S (Scripture): Genesis 3:6 When the woman saw that the tree produced fruit that was good for food, was attractive to the eye, and was desirable for making one wise, she took some of its fruit and ate it. She also gave some of it to her husband who was with her, and he ate it.

O (Observation):  Becoming wise is a great temptation for Eve (and Adam).   Unfortunately, their motives cause them to take a wrong action.  Their desire to become wise causes them to want to be like God. 

Here is some wisdom from the net.bible.org commentary on Gen 3:6: 

The quest for wisdom can follow the wrong course, as indeed it does here. No one can become like God by disobeying God. It is that simple. The Book of Proverbs stresses that obtaining wisdom begins with the fear of God that is evidenced through obedience to his word. Here, in seeking wisdom, Eve disobeys God and ends up afraid of God.

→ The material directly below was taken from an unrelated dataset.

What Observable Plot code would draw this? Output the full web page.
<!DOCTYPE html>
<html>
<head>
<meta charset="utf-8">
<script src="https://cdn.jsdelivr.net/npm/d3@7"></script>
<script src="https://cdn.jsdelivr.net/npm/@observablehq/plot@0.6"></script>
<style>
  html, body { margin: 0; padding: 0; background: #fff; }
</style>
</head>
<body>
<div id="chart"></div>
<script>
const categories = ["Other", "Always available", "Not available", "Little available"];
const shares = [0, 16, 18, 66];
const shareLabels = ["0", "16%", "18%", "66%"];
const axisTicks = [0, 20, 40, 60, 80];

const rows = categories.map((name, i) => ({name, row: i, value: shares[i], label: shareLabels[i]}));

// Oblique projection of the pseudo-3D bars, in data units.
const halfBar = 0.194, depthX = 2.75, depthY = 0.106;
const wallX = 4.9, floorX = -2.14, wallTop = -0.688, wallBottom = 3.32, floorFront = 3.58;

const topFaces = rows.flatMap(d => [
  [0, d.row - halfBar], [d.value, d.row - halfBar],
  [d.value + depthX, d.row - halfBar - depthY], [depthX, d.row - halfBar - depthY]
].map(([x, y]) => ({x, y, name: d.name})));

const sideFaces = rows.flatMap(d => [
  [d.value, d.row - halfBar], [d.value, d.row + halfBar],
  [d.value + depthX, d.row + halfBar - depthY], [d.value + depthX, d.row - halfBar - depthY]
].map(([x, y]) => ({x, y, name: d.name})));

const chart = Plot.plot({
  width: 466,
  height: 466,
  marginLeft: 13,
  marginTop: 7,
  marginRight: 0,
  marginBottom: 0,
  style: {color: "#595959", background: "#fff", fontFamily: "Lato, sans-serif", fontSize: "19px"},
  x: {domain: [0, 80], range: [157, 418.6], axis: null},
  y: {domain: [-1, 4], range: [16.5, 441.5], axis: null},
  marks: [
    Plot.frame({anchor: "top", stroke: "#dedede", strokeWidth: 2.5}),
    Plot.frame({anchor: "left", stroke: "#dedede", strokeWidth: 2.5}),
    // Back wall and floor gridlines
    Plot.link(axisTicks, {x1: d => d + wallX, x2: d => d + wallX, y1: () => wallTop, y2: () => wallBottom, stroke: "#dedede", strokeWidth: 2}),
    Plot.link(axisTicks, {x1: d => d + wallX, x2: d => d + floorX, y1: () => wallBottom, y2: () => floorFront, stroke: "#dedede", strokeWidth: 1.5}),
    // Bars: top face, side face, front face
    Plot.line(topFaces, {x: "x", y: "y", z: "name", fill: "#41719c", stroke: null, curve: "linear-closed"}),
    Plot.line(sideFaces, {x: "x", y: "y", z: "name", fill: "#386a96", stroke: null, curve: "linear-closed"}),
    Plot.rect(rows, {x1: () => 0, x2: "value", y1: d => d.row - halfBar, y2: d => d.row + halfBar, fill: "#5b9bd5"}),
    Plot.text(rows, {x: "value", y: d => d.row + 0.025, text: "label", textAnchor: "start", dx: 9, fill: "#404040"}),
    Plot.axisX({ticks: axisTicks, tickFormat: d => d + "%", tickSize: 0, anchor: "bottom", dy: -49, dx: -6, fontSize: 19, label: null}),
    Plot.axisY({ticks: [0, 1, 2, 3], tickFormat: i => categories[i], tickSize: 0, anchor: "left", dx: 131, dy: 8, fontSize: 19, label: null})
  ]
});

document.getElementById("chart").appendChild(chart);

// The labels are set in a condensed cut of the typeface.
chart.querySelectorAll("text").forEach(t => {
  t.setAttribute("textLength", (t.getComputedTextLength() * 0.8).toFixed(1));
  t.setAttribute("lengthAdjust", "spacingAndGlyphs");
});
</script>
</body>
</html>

A (Application):  I’ve noticed a change in my approach to discipleship over these last two years.  I’ve sought wisdom from God in ways that seemed unreachable before.  I was seeking to accomplish things that would make me look wise or seem wise.  

Instead, I do more in terms of seeking wisdom through fearing the Lord (in a healthy sense of fear and awe).    God is other, yet knowable.   God is wise, and I am but a humble servant.  

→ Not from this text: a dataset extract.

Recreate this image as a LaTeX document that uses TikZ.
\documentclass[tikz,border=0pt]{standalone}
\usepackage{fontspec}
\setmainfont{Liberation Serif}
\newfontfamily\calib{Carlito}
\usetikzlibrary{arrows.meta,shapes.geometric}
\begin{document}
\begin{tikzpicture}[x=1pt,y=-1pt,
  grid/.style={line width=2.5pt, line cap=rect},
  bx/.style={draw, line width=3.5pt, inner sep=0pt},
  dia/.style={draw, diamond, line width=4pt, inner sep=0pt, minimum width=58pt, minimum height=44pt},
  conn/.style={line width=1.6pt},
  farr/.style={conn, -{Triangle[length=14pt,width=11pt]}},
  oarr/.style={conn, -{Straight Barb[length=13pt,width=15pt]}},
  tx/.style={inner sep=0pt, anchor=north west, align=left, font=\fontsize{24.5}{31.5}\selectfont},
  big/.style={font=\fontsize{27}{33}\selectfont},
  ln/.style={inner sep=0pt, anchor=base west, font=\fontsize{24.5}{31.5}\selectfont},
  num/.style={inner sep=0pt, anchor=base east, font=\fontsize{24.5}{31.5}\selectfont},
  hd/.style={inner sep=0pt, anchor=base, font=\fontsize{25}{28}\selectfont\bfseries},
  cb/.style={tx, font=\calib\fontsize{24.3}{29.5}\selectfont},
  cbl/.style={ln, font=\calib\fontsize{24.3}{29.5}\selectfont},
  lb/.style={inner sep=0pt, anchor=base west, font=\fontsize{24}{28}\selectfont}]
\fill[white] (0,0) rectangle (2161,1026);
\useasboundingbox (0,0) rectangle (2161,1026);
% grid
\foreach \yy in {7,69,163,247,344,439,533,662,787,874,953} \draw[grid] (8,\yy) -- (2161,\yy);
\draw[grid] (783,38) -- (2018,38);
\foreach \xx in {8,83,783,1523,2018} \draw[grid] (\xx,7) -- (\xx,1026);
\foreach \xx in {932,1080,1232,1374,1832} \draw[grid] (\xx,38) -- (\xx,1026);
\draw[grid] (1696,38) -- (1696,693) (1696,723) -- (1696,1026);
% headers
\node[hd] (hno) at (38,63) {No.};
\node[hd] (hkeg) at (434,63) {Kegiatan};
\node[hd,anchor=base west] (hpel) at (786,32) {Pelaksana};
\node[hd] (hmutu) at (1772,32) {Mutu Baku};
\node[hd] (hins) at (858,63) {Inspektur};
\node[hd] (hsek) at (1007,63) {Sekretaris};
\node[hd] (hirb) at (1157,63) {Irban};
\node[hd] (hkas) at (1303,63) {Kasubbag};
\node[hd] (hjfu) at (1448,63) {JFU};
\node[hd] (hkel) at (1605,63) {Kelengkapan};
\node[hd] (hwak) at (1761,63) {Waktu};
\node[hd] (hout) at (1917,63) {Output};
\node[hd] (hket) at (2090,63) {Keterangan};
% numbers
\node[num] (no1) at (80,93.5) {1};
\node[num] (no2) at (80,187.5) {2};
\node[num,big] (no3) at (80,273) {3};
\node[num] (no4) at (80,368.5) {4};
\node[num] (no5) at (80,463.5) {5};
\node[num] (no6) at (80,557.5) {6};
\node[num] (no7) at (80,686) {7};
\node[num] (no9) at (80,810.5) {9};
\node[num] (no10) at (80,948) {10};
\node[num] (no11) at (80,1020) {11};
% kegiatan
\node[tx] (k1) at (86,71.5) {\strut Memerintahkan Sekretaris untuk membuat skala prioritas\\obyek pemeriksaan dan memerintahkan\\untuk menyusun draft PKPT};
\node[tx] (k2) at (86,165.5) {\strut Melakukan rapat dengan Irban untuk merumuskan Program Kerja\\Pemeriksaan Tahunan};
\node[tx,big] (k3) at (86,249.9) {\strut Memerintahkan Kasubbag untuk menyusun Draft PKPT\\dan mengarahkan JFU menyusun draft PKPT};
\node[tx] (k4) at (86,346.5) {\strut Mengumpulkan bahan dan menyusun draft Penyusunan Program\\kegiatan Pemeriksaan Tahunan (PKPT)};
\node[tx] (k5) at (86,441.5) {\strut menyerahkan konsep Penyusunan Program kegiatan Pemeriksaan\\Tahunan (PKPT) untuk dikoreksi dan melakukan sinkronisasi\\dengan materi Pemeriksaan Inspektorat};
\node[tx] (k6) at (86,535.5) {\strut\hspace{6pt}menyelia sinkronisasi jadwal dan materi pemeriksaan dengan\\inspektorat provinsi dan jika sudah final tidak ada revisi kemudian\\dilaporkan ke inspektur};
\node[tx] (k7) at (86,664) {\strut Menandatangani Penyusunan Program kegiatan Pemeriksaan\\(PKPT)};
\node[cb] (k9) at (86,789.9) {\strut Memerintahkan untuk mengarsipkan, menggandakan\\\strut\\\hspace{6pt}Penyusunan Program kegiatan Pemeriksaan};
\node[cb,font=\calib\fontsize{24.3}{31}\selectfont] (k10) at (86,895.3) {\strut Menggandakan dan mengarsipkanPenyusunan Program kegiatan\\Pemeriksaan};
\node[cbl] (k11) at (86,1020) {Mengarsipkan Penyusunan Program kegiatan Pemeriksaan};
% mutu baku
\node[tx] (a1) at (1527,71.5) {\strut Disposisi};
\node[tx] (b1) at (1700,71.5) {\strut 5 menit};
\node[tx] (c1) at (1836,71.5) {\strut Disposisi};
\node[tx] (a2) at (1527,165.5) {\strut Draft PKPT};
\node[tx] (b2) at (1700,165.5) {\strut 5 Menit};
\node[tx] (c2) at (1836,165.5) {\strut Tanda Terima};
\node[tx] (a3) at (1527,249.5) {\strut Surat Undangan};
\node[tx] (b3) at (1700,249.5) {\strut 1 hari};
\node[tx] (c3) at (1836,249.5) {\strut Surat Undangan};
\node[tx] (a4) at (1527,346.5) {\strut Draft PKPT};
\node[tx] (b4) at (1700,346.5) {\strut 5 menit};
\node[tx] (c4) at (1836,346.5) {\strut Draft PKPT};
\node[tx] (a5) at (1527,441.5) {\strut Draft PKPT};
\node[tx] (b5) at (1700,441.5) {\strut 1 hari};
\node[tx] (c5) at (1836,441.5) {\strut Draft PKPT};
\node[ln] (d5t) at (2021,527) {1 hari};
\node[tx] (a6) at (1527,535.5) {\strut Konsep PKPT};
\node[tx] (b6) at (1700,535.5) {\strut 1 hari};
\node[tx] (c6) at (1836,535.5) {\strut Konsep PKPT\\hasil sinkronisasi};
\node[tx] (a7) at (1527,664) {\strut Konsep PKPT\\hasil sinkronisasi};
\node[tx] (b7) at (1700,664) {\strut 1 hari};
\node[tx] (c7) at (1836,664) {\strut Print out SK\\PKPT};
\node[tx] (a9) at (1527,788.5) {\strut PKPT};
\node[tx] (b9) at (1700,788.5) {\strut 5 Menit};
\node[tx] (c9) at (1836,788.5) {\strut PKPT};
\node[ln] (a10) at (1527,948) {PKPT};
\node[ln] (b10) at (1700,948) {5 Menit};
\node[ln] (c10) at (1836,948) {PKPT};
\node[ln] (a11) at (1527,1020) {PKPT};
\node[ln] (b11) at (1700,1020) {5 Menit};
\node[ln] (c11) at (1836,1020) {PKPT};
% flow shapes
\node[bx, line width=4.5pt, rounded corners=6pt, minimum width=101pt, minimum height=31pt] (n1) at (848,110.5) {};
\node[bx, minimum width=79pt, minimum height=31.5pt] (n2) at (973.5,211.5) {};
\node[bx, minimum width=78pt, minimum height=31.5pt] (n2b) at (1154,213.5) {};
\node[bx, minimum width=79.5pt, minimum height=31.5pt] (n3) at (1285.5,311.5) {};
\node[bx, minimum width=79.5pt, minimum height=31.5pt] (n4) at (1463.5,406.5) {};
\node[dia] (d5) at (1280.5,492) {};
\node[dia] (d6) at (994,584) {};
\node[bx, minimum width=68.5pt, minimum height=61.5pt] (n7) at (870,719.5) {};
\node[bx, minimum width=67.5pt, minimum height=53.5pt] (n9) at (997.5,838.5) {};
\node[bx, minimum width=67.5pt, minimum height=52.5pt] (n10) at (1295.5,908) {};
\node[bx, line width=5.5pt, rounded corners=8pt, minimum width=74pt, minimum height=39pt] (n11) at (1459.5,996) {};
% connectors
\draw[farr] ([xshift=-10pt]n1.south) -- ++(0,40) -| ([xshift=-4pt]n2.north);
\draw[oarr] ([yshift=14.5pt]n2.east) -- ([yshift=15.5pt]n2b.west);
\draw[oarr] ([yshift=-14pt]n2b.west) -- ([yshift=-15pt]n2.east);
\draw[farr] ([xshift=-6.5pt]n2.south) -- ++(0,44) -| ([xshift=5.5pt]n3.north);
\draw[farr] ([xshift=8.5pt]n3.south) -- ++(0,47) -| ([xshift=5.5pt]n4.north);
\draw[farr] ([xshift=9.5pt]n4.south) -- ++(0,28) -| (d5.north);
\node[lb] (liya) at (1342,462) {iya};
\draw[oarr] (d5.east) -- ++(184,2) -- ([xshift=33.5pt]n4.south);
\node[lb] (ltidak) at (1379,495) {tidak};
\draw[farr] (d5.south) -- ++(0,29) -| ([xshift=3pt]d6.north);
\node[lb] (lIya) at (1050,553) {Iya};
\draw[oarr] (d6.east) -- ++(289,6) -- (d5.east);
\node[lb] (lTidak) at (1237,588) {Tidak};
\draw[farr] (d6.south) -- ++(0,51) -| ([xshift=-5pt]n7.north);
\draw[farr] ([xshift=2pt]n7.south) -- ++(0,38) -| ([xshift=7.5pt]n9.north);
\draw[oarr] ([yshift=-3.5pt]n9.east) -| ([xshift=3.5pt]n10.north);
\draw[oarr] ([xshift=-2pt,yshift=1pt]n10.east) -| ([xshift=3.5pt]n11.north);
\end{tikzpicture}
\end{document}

Seeking wisdom through humility…that’s my goal.  

P (Prayer):  Lord, bring me wisdom through acknowledging my place in the world as your humble servant.  Amen. 

To Boldly Go…

  S (Scripture):Proverbs 16:2 All a person’s ways seem right in his own opinion, but the Lord evaluates the motives.

O (Observation): The author was wise enough to know that flying solo is not the be-all end-all answer for decision-making. Every decision we make is looked upon by the Lord, so that the Lord figures out our true motives.  No decision goes unnoticed by the Lord. 

A (Application):   As a disciple who makes disciples, I try to engage in group discernment as much as possible.   My own opinion on a matter may seem right and perfect, but I gain much better perspective when friends and mentors help me along the way. I am reminded that my way of seeing things is not the only way.  

Plus, I may be deceiving those around me, sinfully, masking my motives for my decisions.   Not only do I deceive others, but I can often deceive myself.  

I am reminded of 1 John 1:8 “If we say we have no sin, we deceive ourselves, and the truth is not in us” (ESV).  Those of you who are Lutheran may remember these words from the Confession & Forgiveness in the Lutheran Book of Worship.  

So, since we deceive ourselves, what should we do?  Three things…

  1. Move forward with a strong will, but also with humility. 
  2. When you decide, move forward!  Sin boldly, but believe more boldly still in the grace of our God.
  3. Discern in a trusted group of disciples. 

When I discern with a group, I ask these two questions:

  1. What is God saying to me? and,
  2. What am I going to do about it?

In the end, we pray for clarity from The Lord.  And the hard part is that we may never know, this side of the Kingdom, if we made the right decision.   So…just go for it!

What decisions do you have coming up?   Who have you chatted erg regarding these decisions?  Have you sought counsel from the Lord? From fellow friends or disciples?

P (Prayer):  Lord, help us to make bold moves in this world, leaning on you for justice and righteousness in our decision-making processes.  Amen.